Another time that Malone dismissed hip-hop was in 2016 when he was selected as one of XXL’s top new rappers. After being offered a spot to appear on the magazine’s cover with the other chosen artists, he said his plans were to make more country, rock and pop music so he turned it down. But since then, Malone has only churned out more hip-hop music and has become more famous as a result.

Then if that wasn’t enough, in November of 2017, the Republic signed-artist took another shot at hip-hop and rap on a whole, which he later apologized for.

“If you’re looking for lyrics, if you’re looking to cry, if you’re looking to think about life, don’t listen to hip-hop,” he said during an interview with Poland’s NewsOnce. “There’s great hip-hop songs where they talk about life and they spit that real sh-t, but right now there’s not a lot of people talking about real sh-t.”

So now in 2018, the 22-year-old has the biggest song in rap with “Rockstar” and is still disassociating himself with hip-hop and being a rapper.

Clearly, Malone’s stance, and even his path to hip-hop stardom has been vastly different from earlier white rappers like MC Search, Everlast or Killer Mike’s partner El-P.

All of those artists and others included not only immersed themselves in hip-hop culture but had to prove themselves to a majority Black audience before they made it big in other markets.

Eminem, for example, had to go through the Black battle circuit before making a name for himself and getting the attention of industry heavyweights like Dr. Dre. He also didn’t get embraced by the mainstream pop stations until after he went through his hip-hop hazing.

Today, however, artists like Malone and G-Eazy are commonly played on the kinds of stations that typically stay away from Black rap artists, especially the ones who deliver songs that have lyrics about shooting people like “Rockstar” — even if that song is a chart-topper. So some might say it’s actually not that hard for Malone to be a white rapper at the moment, which is why he’s received some backlash.

Of course, it’s possible that Malone meant he finds it challenging to be a white artist in a Black-dominated genre because he’s often accused of cultural appropriation and has to explain himself.
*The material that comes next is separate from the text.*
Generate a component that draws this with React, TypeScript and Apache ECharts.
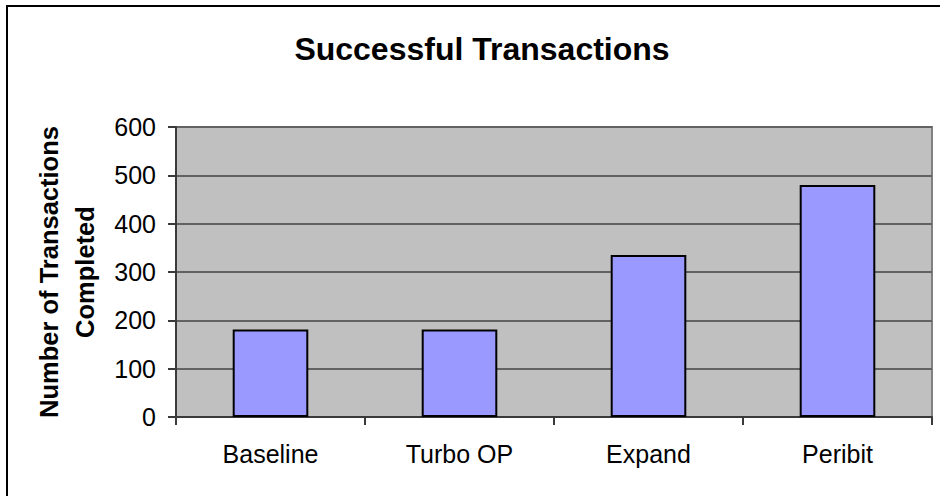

Or it could be that he just doesn’t like talking about race, which seemed to be evident in the GQ interview because according to the reporter he “struggled” with the following questions:

“Do you see that it’s political to be a Black rapper?” the writer asked.

“Yeah, yeah,” responded Malone. “I mean, sh-t.”

“And you also recognize that there are separate struggles that go along with race, right?” 

“Yeah, of course,” the artist shot back.